|The Use of Effluents from Biolatrines in Tanzania (ADF, 1996, 38 pages)|
Excreta, being an organic waste, is biodegradable. As it is digested, or biodegraded, by bacteria, part is converted into the end products of methane and carbon dioxide and part is converted into bacterial cells. Under anaerobic conditions, i.e. without air, the portion converted into bacterial cells has been estimated to be from 2 to 5 percent (Roscol F. Ward 1985).
In the bio-digestion process, biogas production results in methane and carbon dioxide. The remaining slurry loses most of the smell of excrete, and becomes more liquid than fresh excrete. These changes are caused by different bacteria working on the original matter input.
The most important chemical principle at work is the transformation of longer carbon chains such as cellulose, alcohols and organic acids (which form a good part of the fresh excrete) into short carbon molecules like methane (CH4) and carbon dioxide (CO2). See Figure 1.
Cellulose takes longer to break up and often stays for a considerable period. The smell of excreta is mainly caused by organic acids (carbon chains with a certain oxygen content) and aromatics (carbon chains in ring form).
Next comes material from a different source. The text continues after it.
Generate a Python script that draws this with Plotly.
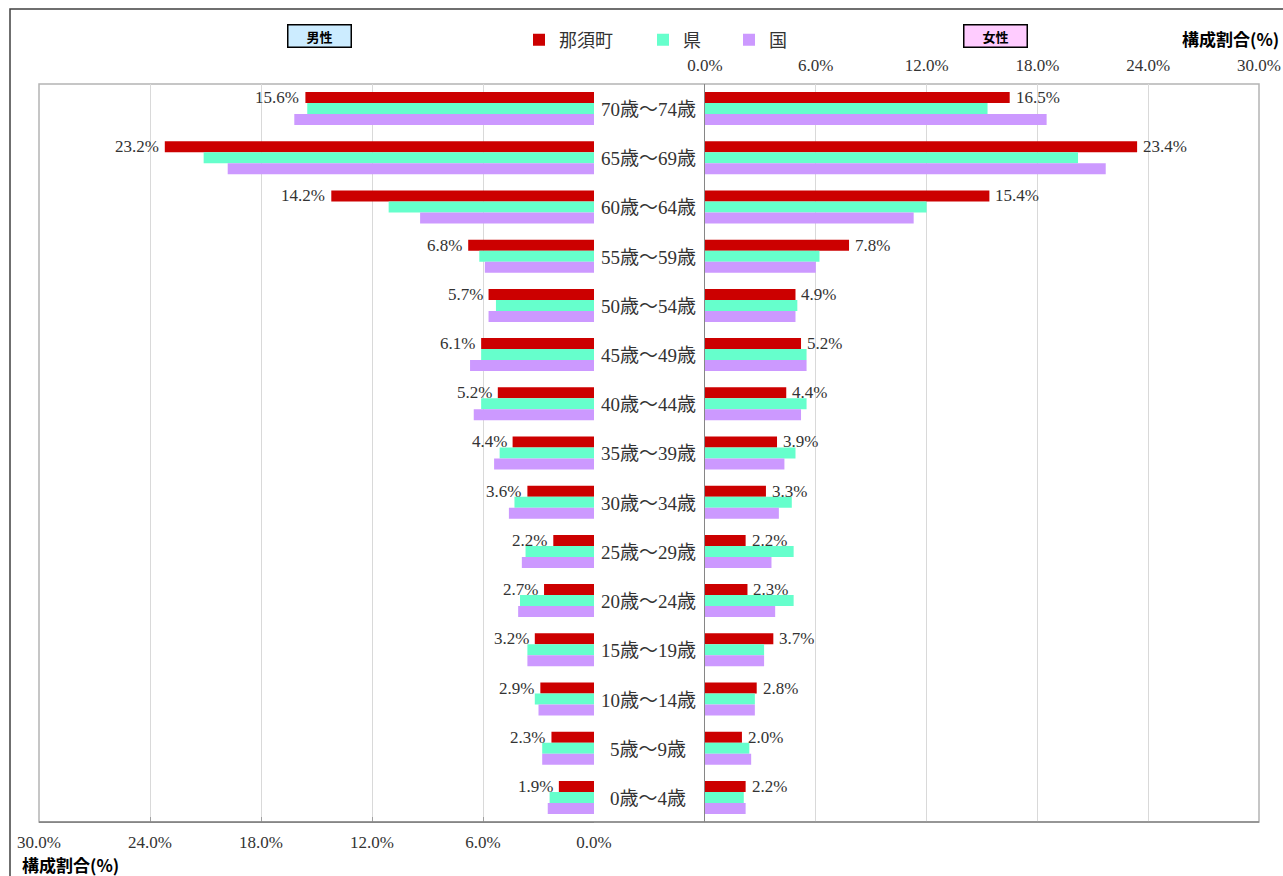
import plotly.graph_objects as go

W, H = 1283, 876

ages = ["70歳～74歳", "65歳～69歳", "60歳～64歳", "55歳～59歳", "50歳～54歳",
        "45歳～49歳", "40歳～44歳", "35歳～39歳", "30歳～34歳", "25歳～29歳",
        "20歳～24歳", "15歳～19歳", "10歳～14歳", "5歳～9歳", "0歳～4歳"]

male_nasu = [15.6, 23.2, 14.2, 6.8, 5.7, 6.1, 5.2, 4.4, 3.6, 2.2, 2.7, 3.2, 2.9, 2.3, 1.9]
male_ken = [15.5, 21.1, 11.1, 6.2, 5.3, 6.1, 6.1, 5.1, 4.3, 3.7, 4.0, 3.6, 3.2, 2.8, 2.4]
male_kuni = [16.2, 19.8, 9.4, 5.9, 5.7, 6.7, 6.5, 5.4, 4.6, 3.9, 4.1, 3.6, 3.0, 2.8, 2.5]

female_nasu = [16.5, 23.4, 15.4, 7.8, 4.9, 5.2, 4.4, 3.9, 3.3, 2.2, 2.3, 3.7, 2.8, 2.0, 2.2]
female_ken = [15.3, 20.2, 12.0, 6.2, 5.0, 5.5, 5.5, 4.9, 4.7, 4.8, 4.8, 3.2, 2.7, 2.4, 2.1]
female_kuni = [18.5, 21.7, 11.3, 6.0, 4.9, 5.5, 5.2, 4.3, 4.0, 3.6, 3.8, 3.2, 2.7, 2.5, 2.2]

series_names = ["那須町", "県", "国"]
colors = ["#CC0000", "#66FFCC", "#CC99FF"]
tick_vals = [0, 6, 12, 18, 24, 30]
tick_text = ["0.0%", "6.0%", "12.0%", "18.0%", "24.0%", "30.0%"]

SERIF = "Liberation Serif, Noto Sans CJK JP, serif"
GOTHIC = "Noto Sans CJK JP, sans-serif"
TXT = "#333333"


def px_x(p):
    return p / W


def px_y(p):
    return 1 - p / H


fig = go.Figure()

male = [male_nasu, male_ken, male_kuni]
female = [female_nasu, female_ken, female_kuni]
legend_ids = ["legend", "legend2", "legend3"]
for i, name in enumerate(series_names):
    fig.add_trace(go.Bar(
        x=male[i], y=ages, orientation="h", name=name, marker_color=colors[i],
        marker_line_width=0, xaxis="x", yaxis="y", legend=legend_ids[i],
        showlegend=True, hoverinfo="x+y"))
for i, name in enumerate(series_names):
    fig.add_trace(go.Bar(
        x=female[i], y=ages, orientation="h", name=name, marker_color=colors[i],
        marker_line_width=0, xaxis="x2", yaxis="y2", showlegend=False,
        hoverinfo="x+y"))

ydom = [1 - 822 / H, 1 - 84 / H]
axis_common = dict(
    tickvals=tick_vals, ticktext=tick_text,
    showgrid=True, gridcolor="#d9d9d9", gridwidth=1, zeroline=False, automargin=False,
    tickfont=dict(family=SERIF, size=17, color=TXT), fixedrange=True,
)


def legend_at(cx):
    # cx = centre of the legend square, in pixels
    return dict(orientation="h", x=px_x(cx - 19), y=px_y(40), xanchor="left",
                yanchor="middle", font=dict(family=GOTHIC, size=18, color=TXT),
                bgcolor="rgba(0,0,0,0)", itemclick=False, itemdoubleclick=False)


fig.update_layout(
    width=W, height=H,
    margin=dict(l=0, r=0, t=0, b=0, autoexpand=False),
    paper_bgcolor="white", plot_bgcolor="white",
    barmode="group", bargap=0.33, bargroupgap=0,
    xaxis=dict(domain=[px_x(39), px_x(594)], range=[30, 0], anchor="y", side="bottom",
               ticks="inside", ticklen=5, tickcolor="#a0a0a0",
               showline=True, linecolor="#868686", ticklabelstandoff=5, **axis_common),
    xaxis2=dict(domain=[px_x(705), px_x(1259)], range=[0, 30], anchor="y2", side="top",
                ticks="", ticklabelstandoff=9, **axis_common),
    yaxis=dict(domain=ydom, anchor="x", type="category", autorange="reversed",
               showticklabels=False, showgrid=False, zeroline=False, fixedrange=True,
               automargin=False),
    yaxis2=dict(domain=ydom, anchor="x2", type="category", autorange="reversed",
                showticklabels=False, showgrid=False, zeroline=False, fixedrange=True,
                automargin=False, showline=True, linecolor="#868686"),
    legend=legend_at(538),
    legend2=legend_at(662),
    legend3=legend_at(748),
    showlegend=True,
)

shapes = [
    # outer chart frame
    dict(type="rect", xref="paper", yref="paper", x0=px_x(10), x1=px_x(1300),
         y0=px_y(900), y1=px_y(9), line=dict(color="#404040", width=1.5)),
    # plot area frame
    dict(type="rect", xref="paper", yref="paper", x0=px_x(39), x1=px_x(1259),
         y0=px_y(822), y1=px_y(84), line=dict(color="#b4b4b4", width=1.5), layer="below"),
    dict(type="line", xref="paper", yref="paper", x0=px_x(39), x1=px_x(1259),
         y0=px_y(822), y1=px_y(822), line=dict(color="#868686", width=1.5)),
]

annotations = []
for a in ages:
    annotations.append(dict(
        x=px_x(648), xref="paper", y=a, yref="y", text=a, showarrow=False,
        xanchor="center", yanchor="middle", yshift=-1,
        font=dict(family=SERIF, size=19, color=TXT)))

# value labels on the 那須町 bars
for a, v in zip(ages, male_nasu):
    annotations.append(dict(
        x=v, xref="x", y=a, yref="y", text=f"{v:.1f}%", showarrow=False,
        xanchor="right", yanchor="middle", xshift=-4, yshift=11,
        font=dict(family=SERIF, size=17, color=TXT)))
for a, v in zip(ages, female_nasu):
    annotations.append(dict(
        x=v, xref="x2", y=a, yref="y2", text=f"{v:.1f}%", showarrow=False,
        xanchor="left", yanchor="middle", xshift=4, yshift=11,
        font=dict(family=SERIF, size=17, color=TXT)))

annotations += [
    dict(x=px_x(20), y=px_y(864), xref="paper", yref="paper", text="<b>構成割合(%)</b>",
         showarrow=False, xanchor="left", yanchor="middle",
         font=dict(family=GOTHIC, size=17, color="black")),
    dict(x=px_x(1281), y=px_y(38), xref="paper", yref="paper", text="<b>構成割合(%)</b>",
         showarrow=False, xanchor="right", yanchor="middle",
         font=dict(family=GOTHIC, size=17, color="black")),
    dict(x=px_x(319.5), y=px_y(36), xref="paper", yref="paper", text="<b>男性</b>",
         showarrow=False, xanchor="center", yanchor="middle", width=62, height=21,
         bgcolor="#CCECFF", bordercolor="black", borderwidth=1.5, borderpad=0,
         font=dict(family=GOTHIC, size=13, color="black")),
    dict(x=px_x(995), y=px_y(36), xref="paper", yref="paper", text="<b>女性</b>",
         showarrow=False, xanchor="center", yanchor="middle", width=62, height=21,
         bgcolor="#FFCCFF", bordercolor="black", borderwidth=1.5, borderpad=0,
         font=dict(family=GOTHIC, size=13, color="black")),
]

fig.update_layout(shapes=shapes, annotations=annotations)

fig.write_html("out.html", config={"displayModeBar": False},
               post_script="document.body.style.margin='0';document.body.style.overflow='hidden';")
The bio-digestion process works best under a restricted range of conditions. The minimum temperature is about 15°C. The maximum is 45°C and the optimum range is 30-35°C. Even more important than the temperature is temperature stability. Changes of more than 2°C per day are harmful to the process, since the bacteria adapt rapidly to prevailing conditions and must readapt when the temperature changes. Acidity is also a significant constraint, with the optimum ph range 6-8. Methane-producing bacteria are negatively affected by acidity outside these limits. Retention times are another significant variable, which will be discussed below.